シンガポールは割と色々と便利にできているなーと思うところがあります。それはマンション等の集合住宅の1階部にフードコートがあり、そこで朝ごはんから晩御飯までなんでも食べられること。あれは本当に便利です。そしてそう言うところには必ずコーヒー屋さんが1件か2件はあります。で、そう言う場所に行って「おっちゃんコピ・シちょうだいー」と言うと「あいよー」って言って作ってくれるんですね。

淹れ方は簡単。

1.やかんに熱湯を沸かす

2.コーヒーの粉投入、かき混ぜる

3.ネルドリップで濾す

4.漉したコーヒーをやかんに戻す

これを数回繰り返して終わりです。



で、そこにとても重要なものが加わります。

そう、エバミルクと練乳です!さらに砂糖!イエス白い粉!

この段階でコーヒー豆の繊細な味わいとか香りとか完全に吹き飛んでます。っていうかマーガリン入れて焙煎ですしね。

もうそう言うことはそもそも考慮に入ってません。

味は濃ゆいコーヒー牛乳です。完璧です。神が民に与えた恵みの蜜(ネクターと読め)です。

そして作ってくれたおっちゃんがにっこり笑った時に前歯が抜けてたらそこのお店は間違いありません。

おかげさまで結構な割合のお年寄りが糖尿病に。ですのでシンガポール政府は最近ローカルなフードコートでの砂糖の使用を控えるキャンペーンを始めました。残念なことにローカルの激甘コーヒーを提供するお店は確実に減りました。

チッ余計な事をしやがって

とハタは苦々しく見ておりましたが、まあ身体のことですし。

健康大事。うかうかしてると死んじゃうし(40代半ば)

それでもこちらニューヨークに戻ってきてからあのパンチの効いたコーヒーが懐かしくなります。

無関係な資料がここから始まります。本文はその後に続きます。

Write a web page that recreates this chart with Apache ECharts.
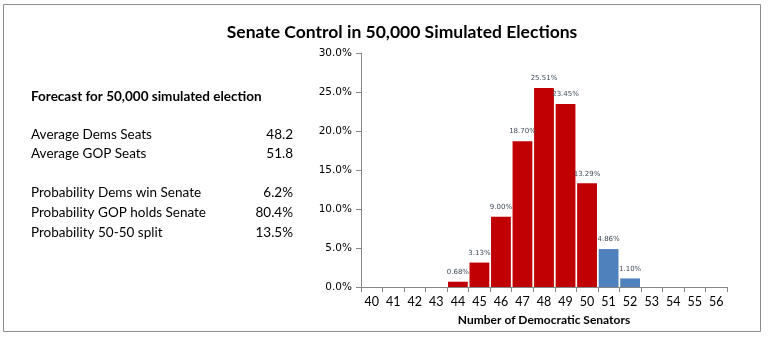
<!DOCTYPE html>
<html>
<head>
<meta charset="utf-8">
<script src="https://cdn.jsdelivr.net/npm/echarts@6/dist/echarts.min.js"></script>
<style>
  html, body { margin: 0; padding: 0; background: #fff; }
  #chart { width: 770px; height: 338px; }
</style>
</head>
<body>
<div id="chart"></div>
<script>
// Number of Democratic senators and the share of simulations ending there (%)
const seats = ['40','41','42','43','44','45','46','47','48','49','50','51','52','53','54','55','56'];
const shares = [0, 0, 0, 0, 0.68, 3.13, 9.00, 18.70, 25.51, 23.45, 13.29, 4.86, 1.10, 0, 0, 0, 0];
const yTicks = [0, 5, 10, 15, 20, 25, 30];

// Summary table shown beside the histogram
const summaryHeading = 'Forecast for 50,000 simulated election';
const summaryLabels = ['Average Dems Seats', 'Average GOP Seats', '', 'Probability Dems win Senate', 'Probability GOP holds Senate', 'Probability 50-50 split'];
const summaryValues = ['48.2', '51.8', '', '6.2%', '80.4%', '13.5%'];

const RED = '#C00000';
const BLUE = '#4F81BD';
const MAJORITY = 51;

const chart = echarts.init(document.getElementById('chart'), null, { renderer: 'canvas' });

const rowY = [135, 154, 174, 193, 213, 233];
const graphics = [
  { type: 'rect', shape: { x: 3.5, y: 4.5, width: 757, height: 327 },
    style: { fill: 'none', stroke: '#8c8c8c', lineWidth: 1 }, silent: true },
  { type: 'text', x: 31, y: 97,
    style: { text: summaryHeading, font: 'bold 13.5px Lato, "Liberation Sans", sans-serif', fill: '#000', verticalAlign: 'middle' } }
];
summaryLabels.forEach((lab, i) => {
  if (!lab) return;
  graphics.push({ type: 'text', x: 31, y: rowY[i],
    style: { text: lab, font: '13.5px Lato, "Liberation Sans", sans-serif', fill: '#000', verticalAlign: 'middle' } });
  graphics.push({ type: 'text', x: 293, y: rowY[i],
    style: { text: summaryValues[i], font: '13.5px Lato, "Liberation Sans", sans-serif', fill: '#000', align: 'right', verticalAlign: 'middle' } });
});

chart.setOption({
  animation: false,
  title: {
    text: 'Senate Control in 50,000 Simulated Elections',
    left: 397, top: 18, textAlign: 'center',
    textStyle: { fontFamily: 'Lato, "Liberation Sans", sans-serif', fontWeight: 'bold', fontSize: 17.5, color: '#000' }
  },
  graphic: graphics,
  grid: { left: 361, right: 43, top: 53, bottom: 51 },
  xAxis: {
    type: 'category',
    data: seats,
    name: 'Number of Democratic Senators',
    nameLocation: 'middle',
    nameGap: 27,
    nameTextStyle: { fontFamily: 'Lato, "Liberation Sans", sans-serif', fontWeight: 'bold', fontSize: 12, color: '#000' },
    axisLine: { lineStyle: { color: '#868686' } },
    axisTick: { show: true, alignWithLabel: false, length: 5, lineStyle: { color: '#868686' } },
    axisLabel: { fontFamily: 'Lato, "Liberation Sans", sans-serif', fontSize: 12.5, color: '#000', margin: 8, interval: 0 }
  },
  yAxis: {
    type: 'value',
    min: yTicks[0],
    max: yTicks[yTicks.length - 1],
    interval: yTicks[1] - yTicks[0],
    axisLine: { show: true, lineStyle: { color: '#868686' } },
    axisTick: { show: true, length: 5, lineStyle: { color: '#868686' } },
    splitLine: { show: false },
    axisLabel: {
      fontFamily: '"DejaVu Sans", Verdana, sans-serif', fontSize: 10.5, color: '#000', margin: 9,
      formatter: v => v.toFixed(1) + '%'
    }
  },
  series: [{
    type: 'bar',
    data: shares.map((v, i) => ({
      value: v,
      itemStyle: { color: Number(seats[i]) >= MAJORITY ? BLUE : RED },
      label: { show: v > 0 }
    })),
    barCategoryGap: '8%',
    label: {
      position: 'top',
      distance: 6,
      fontFamily: '"DejaVu Sans", Verdana, sans-serif',
      fontSize: 7,
      color: '#3f4a58',
      formatter: p => p.value.toFixed(2) + '%'
    }
  }]
});
</script>
</body>
</html>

そう言う時は深煎りコーヒーに練乳とエバミルクで作ってみるんですが、

これが不思議なくらい東南アジアのローカルコーヒーの味にはならないのです。

味覚の神秘。残念ながらシンガポールに行くことはしばらくなさそうなので、

あの甘いだけのコーヒーはシンガポールの美味しいものの一つとしてハタの頭の中で美化されていくのでした。